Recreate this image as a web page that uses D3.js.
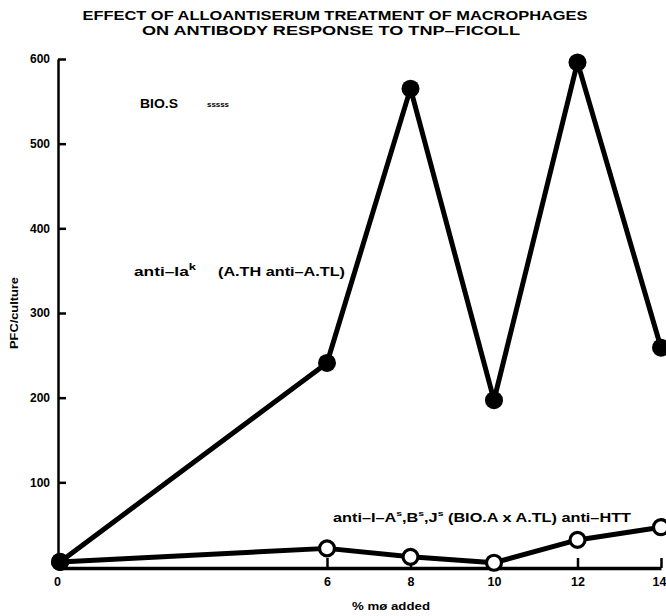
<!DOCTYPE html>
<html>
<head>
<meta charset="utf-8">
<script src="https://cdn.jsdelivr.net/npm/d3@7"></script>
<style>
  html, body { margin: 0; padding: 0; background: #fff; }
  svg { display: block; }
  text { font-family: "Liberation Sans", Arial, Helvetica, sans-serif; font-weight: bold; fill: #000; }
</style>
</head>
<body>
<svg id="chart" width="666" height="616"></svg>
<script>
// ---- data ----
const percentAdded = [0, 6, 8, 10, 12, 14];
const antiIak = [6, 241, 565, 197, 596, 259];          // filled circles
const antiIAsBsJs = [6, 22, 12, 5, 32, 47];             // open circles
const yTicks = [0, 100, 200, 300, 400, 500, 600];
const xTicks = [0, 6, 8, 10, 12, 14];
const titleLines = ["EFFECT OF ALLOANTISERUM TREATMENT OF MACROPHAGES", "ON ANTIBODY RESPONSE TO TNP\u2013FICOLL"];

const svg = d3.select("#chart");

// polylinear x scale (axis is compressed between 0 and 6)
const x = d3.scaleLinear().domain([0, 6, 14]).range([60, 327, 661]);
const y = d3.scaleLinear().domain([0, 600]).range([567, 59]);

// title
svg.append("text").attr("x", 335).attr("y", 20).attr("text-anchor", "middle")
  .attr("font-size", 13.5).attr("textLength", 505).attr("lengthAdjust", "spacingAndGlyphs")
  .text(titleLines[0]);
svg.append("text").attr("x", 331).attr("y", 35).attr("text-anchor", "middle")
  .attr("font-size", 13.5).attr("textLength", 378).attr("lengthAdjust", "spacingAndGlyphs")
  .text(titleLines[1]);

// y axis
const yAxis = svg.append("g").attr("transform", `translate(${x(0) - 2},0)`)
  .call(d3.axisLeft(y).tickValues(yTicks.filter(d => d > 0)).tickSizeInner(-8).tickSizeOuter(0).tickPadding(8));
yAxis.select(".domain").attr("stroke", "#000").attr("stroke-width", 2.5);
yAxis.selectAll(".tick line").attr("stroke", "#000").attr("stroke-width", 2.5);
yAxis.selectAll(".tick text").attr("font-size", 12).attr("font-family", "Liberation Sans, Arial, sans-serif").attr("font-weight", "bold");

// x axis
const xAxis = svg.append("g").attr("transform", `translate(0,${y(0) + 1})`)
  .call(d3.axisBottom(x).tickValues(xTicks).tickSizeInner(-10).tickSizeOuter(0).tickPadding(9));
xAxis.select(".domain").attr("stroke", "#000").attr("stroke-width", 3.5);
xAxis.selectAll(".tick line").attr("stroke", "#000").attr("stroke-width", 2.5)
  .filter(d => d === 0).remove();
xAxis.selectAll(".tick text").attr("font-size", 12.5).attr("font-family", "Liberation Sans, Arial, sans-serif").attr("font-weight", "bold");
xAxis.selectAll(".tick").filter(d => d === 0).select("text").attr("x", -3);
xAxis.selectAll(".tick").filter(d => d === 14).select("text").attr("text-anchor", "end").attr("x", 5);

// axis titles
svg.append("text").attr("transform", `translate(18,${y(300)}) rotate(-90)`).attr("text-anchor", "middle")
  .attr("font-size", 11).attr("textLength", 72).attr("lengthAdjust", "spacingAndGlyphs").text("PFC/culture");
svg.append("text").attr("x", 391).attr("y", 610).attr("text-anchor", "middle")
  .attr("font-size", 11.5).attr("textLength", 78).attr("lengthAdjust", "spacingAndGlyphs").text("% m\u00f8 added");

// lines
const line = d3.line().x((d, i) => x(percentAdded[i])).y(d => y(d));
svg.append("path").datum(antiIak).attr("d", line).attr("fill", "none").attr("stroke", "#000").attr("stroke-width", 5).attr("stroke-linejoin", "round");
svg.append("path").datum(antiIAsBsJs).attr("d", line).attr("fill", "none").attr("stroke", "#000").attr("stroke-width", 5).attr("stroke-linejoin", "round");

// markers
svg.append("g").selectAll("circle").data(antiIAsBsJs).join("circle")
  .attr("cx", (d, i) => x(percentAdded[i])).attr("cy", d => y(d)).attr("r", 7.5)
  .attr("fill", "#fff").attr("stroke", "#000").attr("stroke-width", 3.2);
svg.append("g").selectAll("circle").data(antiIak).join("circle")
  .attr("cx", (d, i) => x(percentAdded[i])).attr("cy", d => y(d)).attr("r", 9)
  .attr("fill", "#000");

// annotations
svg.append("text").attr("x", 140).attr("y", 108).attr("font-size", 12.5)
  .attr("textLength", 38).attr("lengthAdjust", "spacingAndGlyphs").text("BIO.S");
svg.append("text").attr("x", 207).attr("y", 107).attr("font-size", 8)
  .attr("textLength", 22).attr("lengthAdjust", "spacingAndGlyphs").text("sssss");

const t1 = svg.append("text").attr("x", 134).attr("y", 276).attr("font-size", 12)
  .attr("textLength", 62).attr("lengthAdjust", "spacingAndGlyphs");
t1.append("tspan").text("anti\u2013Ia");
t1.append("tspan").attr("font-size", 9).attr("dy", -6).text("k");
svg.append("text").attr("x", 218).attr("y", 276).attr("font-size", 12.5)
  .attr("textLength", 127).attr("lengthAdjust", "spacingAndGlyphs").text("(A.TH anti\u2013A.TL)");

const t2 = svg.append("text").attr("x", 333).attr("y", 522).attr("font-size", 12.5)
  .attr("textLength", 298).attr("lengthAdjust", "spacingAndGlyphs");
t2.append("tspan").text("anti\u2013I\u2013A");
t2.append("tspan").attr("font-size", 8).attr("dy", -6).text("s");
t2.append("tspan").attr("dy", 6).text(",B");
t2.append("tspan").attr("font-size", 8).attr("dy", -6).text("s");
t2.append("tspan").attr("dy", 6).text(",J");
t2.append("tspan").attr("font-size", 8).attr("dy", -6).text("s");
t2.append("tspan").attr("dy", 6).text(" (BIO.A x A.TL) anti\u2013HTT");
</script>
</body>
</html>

*Problem description*. Print the complete listing exactly, apart from any pictures.

*The response*.
Recreate this image as a web page that uses D3.js.
<!DOCTYPE html>
<html>
<head>
<meta charset="utf-8">
<script src="https://cdn.jsdelivr.net/npm/d3@7"></script>
<style>
  html, body { margin: 0; padding: 0; background: #fff; }
  svg { display: block; }
  text { font-family: "Liberation Sans", Arial, Helvetica, sans-serif; font-weight: bold; fill: #000; }
</style>
</head>
<body>
<svg id="chart" width="666" height="616"></svg>
<script>
// ---- data ----
const percentAdded = [0, 6, 8, 10, 12, 14];
const antiIak = [6, 241, 565, 197, 596, 259];          // filled circles
const antiIAsBsJs = [6, 22, 12, 5, 32, 47];             // open circles
const yTicks = [0, 100, 200, 300, 400, 500, 600];
const xTicks = [0, 6, 8, 10, 12, 14];
const titleLines = ["EFFECT OF ALLOANTISERUM TREATMENT OF MACROPHAGES", "ON ANTIBODY RESPONSE TO TNP\u2013FICOLL"];

const svg = d3.select("#chart");

// polylinear x scale (axis is compressed between 0 and 6)
const x = d3.scaleLinear().domain([0, 6, 14]).range([60, 327, 661]);
const y = d3.scaleLinear().domain([0, 600]).range([567, 59]);

// title
svg.append("text").attr("x", 335).attr("y", 20).attr("text-anchor", "middle")
  .attr("font-size", 13.5).attr("textLength", 505).attr("lengthAdjust", "spacingAndGlyphs")
  .text(titleLines[0]);
svg.append("text").attr("x", 331).attr("y", 35).attr("text-anchor", "middle")
  .attr("font-size", 13.5).attr("textLength", 378).attr("lengthAdjust", "spacingAndGlyphs")
  .text(titleLines[1]);

// y axis
const yAxis = svg.append("g").attr("transform", `translate(${x(0) - 2},0)`)
  .call(d3.axisLeft(y).tickValues(yTicks.filter(d => d > 0)).tickSizeInner(-8).tickSizeOuter(0).tickPadding(8));
yAxis.select(".domain").attr("stroke", "#000").attr("stroke-width", 2.5);
yAxis.selectAll(".tick line").attr("stroke", "#000").attr("stroke-width", 2.5);
yAxis.selectAll(".tick text").attr("font-size", 12).attr("font-family", "Liberation Sans, Arial, sans-serif").attr("font-weight", "bold");

// x axis
const xAxis = svg.append("g").attr("transform", `translate(0,${y(0) + 1})`)
  .call(d3.axisBottom(x).tickValues(xTicks).tickSizeInner(-10).tickSizeOuter(0).tickPadding(9));
xAxis.select(".domain").attr("stroke", "#000").attr("stroke-width", 3.5);
xAxis.selectAll(".tick line").attr("stroke", "#000").attr("stroke-width", 2.5)
  .filter(d => d === 0).remove();
xAxis.selectAll(".tick text").attr("font-size", 12.5).attr("font-family", "Liberation Sans, Arial, sans-serif").attr("font-weight", "bold");
xAxis.selectAll(".tick").filter(d => d === 0).select("text").attr("x", -3);
xAxis.selectAll(".tick").filter(d => d === 14).select("text").attr("text-anchor", "end").attr("x", 5);

// axis titles
svg.append("text").attr("transform", `translate(18,${y(300)}) rotate(-90)`).attr("text-anchor", "middle")
  .attr("font-size", 11).attr("textLength", 72).attr("lengthAdjust", "spacingAndGlyphs").text("PFC/culture");
svg.append("text").attr("x", 391).attr("y", 610).attr("text-anchor", "middle")
  .attr("font-size", 11.5).attr("textLength", 78).attr("lengthAdjust", "spacingAndGlyphs").text("% m\u00f8 added");

// lines
const line = d3.line().x((d, i) => x(percentAdded[i])).y(d => y(d));
svg.append("path").datum(antiIak).attr("d", line).attr("fill", "none").attr("stroke", "#000").attr("stroke-width", 5).attr("stroke-linejoin", "round");
svg.append("path").datum(antiIAsBsJs).attr("d", line).attr("fill", "none").attr("stroke", "#000").attr("stroke-width", 5).attr("stroke-linejoin", "round");

// markers
svg.append("g").selectAll("circle").data(antiIAsBsJs).join("circle")
  .attr("cx", (d, i) => x(percentAdded[i])).attr("cy", d => y(d)).attr("r", 7.5)
  .attr("fill", "#fff").attr("stroke", "#000").attr("stroke-width", 3.2);
svg.append("g").selectAll("circle").data(antiIak).join("circle")
  .attr("cx", (d, i) => x(percentAdded[i])).attr("cy", d => y(d)).attr("r", 9)
  .attr("fill", "#000");

// annotations
svg.append("text").attr("x", 140).attr("y", 108).attr("font-size", 12.5)
  .attr("textLength", 38).attr("lengthAdjust", "spacingAndGlyphs").text("BIO.S");
svg.append("text").attr("x", 207).attr("y", 107).attr("font-size", 8)
  .attr("textLength", 22).attr("lengthAdjust", "spacingAndGlyphs").text("sssss");

const t1 = svg.append("text").attr("x", 134).attr("y", 276).attr("font-size", 12)
  .attr("textLength", 62).attr("lengthAdjust", "spacingAndGlyphs");
t1.append("tspan").text("anti\u2013Ia");
t1.append("tspan").attr("font-size", 9).attr("dy", -6).text("k");
svg.append("text").attr("x", 218).attr("y", 276).attr("font-size", 12.5)
  .attr("textLength", 127).attr("lengthAdjust", "spacingAndGlyphs").text("(A.TH anti\u2013A.TL)");

const t2 = svg.append("text").attr("x", 333).attr("y", 522).attr("font-size", 12.5)
  .attr("textLength", 298).attr("lengthAdjust", "spacingAndGlyphs");
t2.append("tspan").text("anti\u2013I\u2013A");
t2.append("tspan").attr("font-size", 8).attr("dy", -6).text("s");
t2.append("tspan").attr("dy", 6).text(",B");
t2.append("tspan").attr("font-size", 8).attr("dy", -6).text("s");
t2.append("tspan").attr("dy", 6).text(",J");
t2.append("tspan").attr("font-size", 8).attr("dy", -6).text("s");
t2.append("tspan").attr("dy", 6).text(" (BIO.A x A.TL) anti\u2013HTT");
</script>
</body>
</html>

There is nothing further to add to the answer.